(A run of records)
----------------
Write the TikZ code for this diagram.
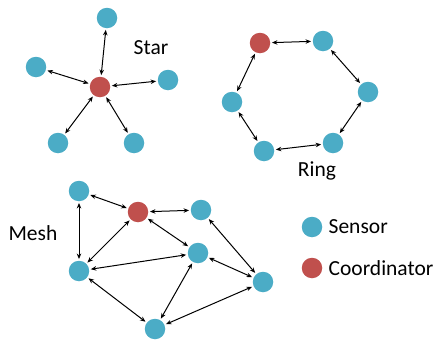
\documentclass[tikz,border=0pt]{standalone}
\usepackage{fontspec}
\setmainfont{Carlito}
\usetikzlibrary{arrows.meta,positioning}
\definecolor{sensorblue}{HTML}{4BACC6}
\definecolor{coordred}{HTML}{C0504D}
\tikzset{
  sensor/.style={circle,fill=sensorblue,inner sep=0pt,minimum size=20.5pt},
  coord/.style={circle,fill=coordred,inner sep=0pt,minimum size=20.5pt},
  link/.style={{Stealth[length=5.5pt,width=4.5pt]}-{Stealth[length=5.5pt,width=4.5pt]},line width=1pt,shorten >=1.5pt,shorten <=1.5pt},
  title/.style={font=\fontsize{21.5}{26}\selectfont,inner sep=0pt}
}
\begin{document}
\begin{tikzpicture}[x=1pt,y=-1pt]
    \useasboundingbox (0,0) rectangle (440,343);
    %% Star
    \node[coord] (sc) at (100,87) {};
    \node[sensor] (s1) at (107,18) {};
    \node[sensor] (s2) at (36,67) {};
    \node[sensor] (s3) at (168,80) {};
    \node[sensor] (s4) at (58,143) {};
    \node[sensor] (s5) at (134,143) {};
    \foreach \n in {s1,s2,s3,s4,s5} \draw[link] (sc) -- (\n);
    \node[title] (startitle) at (151,48) {Star};
    %% Ring
    \node[coord] (r1) at (260,43) {};
    \node[sensor] (r2) at (323,41) {};
    \node[sensor] (r3) at (368,92) {};
    \node[sensor] (r4) at (333,143) {};
    \node[sensor] (r5) at (264,151) {};
    \node[sensor] (r6) at (232,102) {};
    \draw[link] (r1) -- (r2);
    \draw[link] (r2) -- (r3);
    \draw[link] (r3) -- (r4);
    \draw[link] (r4) -- (r5);
    \draw[link] (r5) -- (r6);
    \draw[link] (r6) -- (r1);
    \node[title] (ringtitle) at (317,171) {Ring};
    %% Mesh
    \node[sensor] (m1) at (79,191) {};
    \node[coord] (mc) at (138,212) {};
    \node[sensor] (m2) at (201,210) {};
    \node[sensor] (m3) at (198,253) {};
    \node[sensor] (m4) at (79,271) {};
    \node[sensor] (m5) at (263,282) {};
    \node[sensor] (m6) at (155,329) {};
    \draw[link] (m1) -- (mc);
    \draw[link] (m1) -- (m4);
    \draw[link] (mc) -- (m2);
    \draw[link] (mc) -- (m4);
    \draw[link] (mc) -- (m3);
    \draw[link] (m4) -- (m3);
    \draw[link] (m4) -- (m6);
    \draw[link] (m3) -- (m6);
    \draw[link] (m3) -- (m5);
    \draw[link] (m2) -- (m5);
    \draw[link] (m6) -- (m5);
    \node[title] (meshtitle) at (33,233) {Mesh};
    %% Legend
    \node[sensor] (ls) at (312,227) {};
    \node[coord] (lc) at (312,268) {};
    \node[title,anchor=west,right=6pt of ls] (lstext) {Sensor};
    \node[title,anchor=west,right=6pt of lc] (lctext) {Coordinator};
\end{tikzpicture}
\end{document}
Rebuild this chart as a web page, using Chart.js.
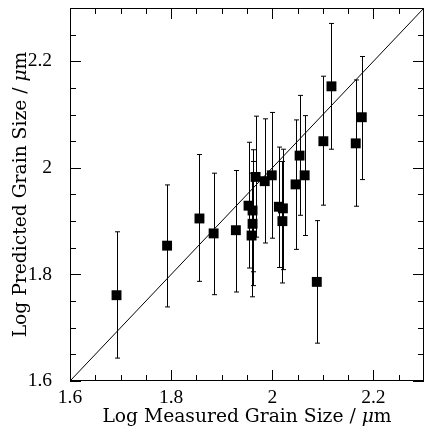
<!DOCTYPE html>
<html>
<head>
<meta charset="utf-8">
<script src="https://cdn.jsdelivr.net/npm/chart.js@4/dist/chart.umd.min.js"></script>
<style>
  html, body { margin: 0; padding: 0; background: #fff; overflow: hidden; }
  canvas { display: block; }
</style>
</head>
<body>
<canvas id="grainChart" width="424" height="428" style="width:424px;height:428px"></canvas>
<script>
// log grain sizes
const measured  = [1.692, 1.792, 1.856, 1.884, 1.928, 1.953, 1.961, 1.961, 1.959, 1.967, 1.985, 1.999, 2.013, 2.021, 2.020, 2.046, 2.054, 2.064, 2.088, 2.101, 2.117, 2.165, 2.177];
const predicted = [1.761, 1.854, 1.905, 1.877, 1.883, 1.929, 1.920, 1.895, 1.873, 1.983, 1.975, 1.986, 1.927, 1.924, 1.900, 1.969, 2.023, 1.986, 1.786, 2.050, 2.153, 2.046, 2.095];
const upperErr  = [1.880, 1.968, 2.025, 1.990, 1.995, 2.048, 2.034, 2.012, 1.990, 2.097, 2.092, 2.104, 2.039, 2.035, 2.012, 2.090, 2.136, 2.098, 1.901, 2.172, 2.271, 2.165, 2.209];
const lowerErr  = [1.643, 1.739, 1.787, 1.762, 1.767, 1.812, 1.805, 1.779, 1.758, 1.870, 1.859, 1.868, 1.813, 1.809, 1.784, 1.847, 1.911, 1.873, 1.671, 1.930, 2.035, 1.928, 1.978];

const oneToOne = [1.6, 2.3];
const majorTicks = [1.6, 1.8, 2.0, 2.2];
const tickLabels = ['1.6', '1.8', '2', '2.2'];
const minorStep = 0.05;
const axisMin = 1.6, axisMax = 2.3;

const TITLE_FONT = '"DejaVu Serif", serif';
const TICK_FONT = '19.5px "Liberation Serif", serif';

const points = measured.map((x, i) => ({ x: x, y: predicted[i] }));
const diag = oneToOne.map(v => ({ x: v, y: v }));

// vertical error bars under the squares
const errorBars = {
  id: 'errorBars',
  beforeDatasetsDraw(chart) {
    const ctx = chart.ctx, xs = chart.scales.x, ys = chart.scales.y;
    ctx.save();
    ctx.strokeStyle = '#000';
    ctx.lineWidth = 1;
    for (let i = 0; i < measured.length; i++) {
      const px = Math.round(xs.getPixelForValue(measured[i])) + 0.5;
      const top = ys.getPixelForValue(upperErr[i]);
      const bot = ys.getPixelForValue(lowerErr[i]);
      ctx.beginPath();
      ctx.moveTo(px, top); ctx.lineTo(px, bot);
      ctx.moveTo(px - 2.5, top); ctx.lineTo(px + 2.5, top);
      ctx.moveTo(px - 2.5, bot); ctx.lineTo(px + 2.5, bot);
      ctx.stroke();
    }
    ctx.restore();
  }
};

// box with inward ticks on every side, tick labels and axis titles
const frame = {
  id: 'frame',
  afterDraw(chart) {
    const ctx = chart.ctx, a = chart.chartArea, xs = chart.scales.x, ys = chart.scales.y;
    ctx.save();
    ctx.strokeStyle = '#000';
    ctx.lineWidth = 1;
    ctx.strokeRect(a.left + 0.5, a.top + 0.5, a.right - a.left - 1, a.bottom - a.top - 1);
    ctx.beginPath();
    const n = Math.round((axisMax - axisMin) / minorStep);
    for (let k = 0; k <= n; k++) {
      const v = axisMin + k * minorStep;
      const major = majorTicks.some(m => Math.abs(m - v) < 1e-6);
      const len = major ? 11 : 6;
      const px = Math.round(xs.getPixelForValue(v)) + 0.5;
      ctx.moveTo(px, a.bottom); ctx.lineTo(px, a.bottom - len);
      ctx.moveTo(px, a.top); ctx.lineTo(px, a.top + len);
      const py = Math.round(ys.getPixelForValue(v)) + 0.5;
      ctx.moveTo(a.left, py); ctx.lineTo(a.left + len, py);
      ctx.moveTo(a.right, py); ctx.lineTo(a.right - len, py);
    }
    ctx.stroke();

    ctx.fillStyle = '#000';
    ctx.font = TICK_FONT;
    ctx.textAlign = 'center';
    ctx.textBaseline = 'alphabetic';
    majorTicks.forEach((v, i) => ctx.fillText(tickLabels[i], xs.getPixelForValue(v), 402.5));
    ctx.textAlign = 'right';
    ctx.textBaseline = 'middle';
    majorTicks.forEach((v, i) => ctx.fillText(tickLabels[i], 52, ys.getPixelForValue(v)));

    ctx.textBaseline = 'alphabetic';
    const drawTitle = (pre, cx, cy, rot) => {
      const f1 = '18.7px ' + TITLE_FONT, f2 = 'italic 18.7px ' + TITLE_FONT;
      ctx.font = f1; const w1 = ctx.measureText(pre).width;
      ctx.font = f2; const w2 = ctx.measureText('\u03bc').width;
      ctx.font = f1; const w3 = ctx.measureText('m').width;
      const total = w1 + w2 + w3;
      ctx.save();
      ctx.translate(cx, cy);
      ctx.rotate(rot);
      const x0 = -total / 2;
      ctx.textAlign = 'left';
      ctx.font = f1; ctx.fillText(pre, x0, 0);
      ctx.font = f2; ctx.fillText('\u03bc', x0 + w1, 0);
      ctx.font = f1; ctx.fillText('m', x0 + w1 + w2, 0);
      ctx.restore();
    };
    drawTitle('Log Measured Grain Size / ', (a.left + a.right) / 2, 422, 0);
    drawTitle('Log Predicted Grain Size / ', 26, (a.top + a.bottom) / 2, -Math.PI / 2);
    ctx.restore();
  }
};

new Chart(document.getElementById('grainChart'), {
  type: 'scatter',
  data: {
    datasets: [{
      data: points,
      pointStyle: 'rect',
      pointRadius: 7,
      pointHoverRadius: 7,
      backgroundColor: '#000',
      borderColor: '#000',
      borderWidth: 0
    }, {
      type: 'line',
      data: diag,
      borderColor: '#000',
      borderWidth: 1,
      pointRadius: 0,
      fill: false
    }]
  },
  options: {
    responsive: false,
    animation: false,
    devicePixelRatio: 1,
    layout: { autoPadding: false, padding: { top: 8, right: 0, left: 70, bottom: 47 } },
    plugins: { legend: { display: false }, tooltip: { enabled: false } },
    scales: {
      x: { type: 'linear', min: axisMin, max: axisMax, display: false },
      y: { type: 'linear', min: axisMin, max: axisMax, display: false }
    }
  },
  plugins: [errorBars, frame]
});
</script>
</body>
</html>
----------------
### Exercise aim
Copy all lines from the material that hold "this".

### Worked answer
Write the TikZ code for this diagram.
Rebuild this chart as a web page, using Chart.js.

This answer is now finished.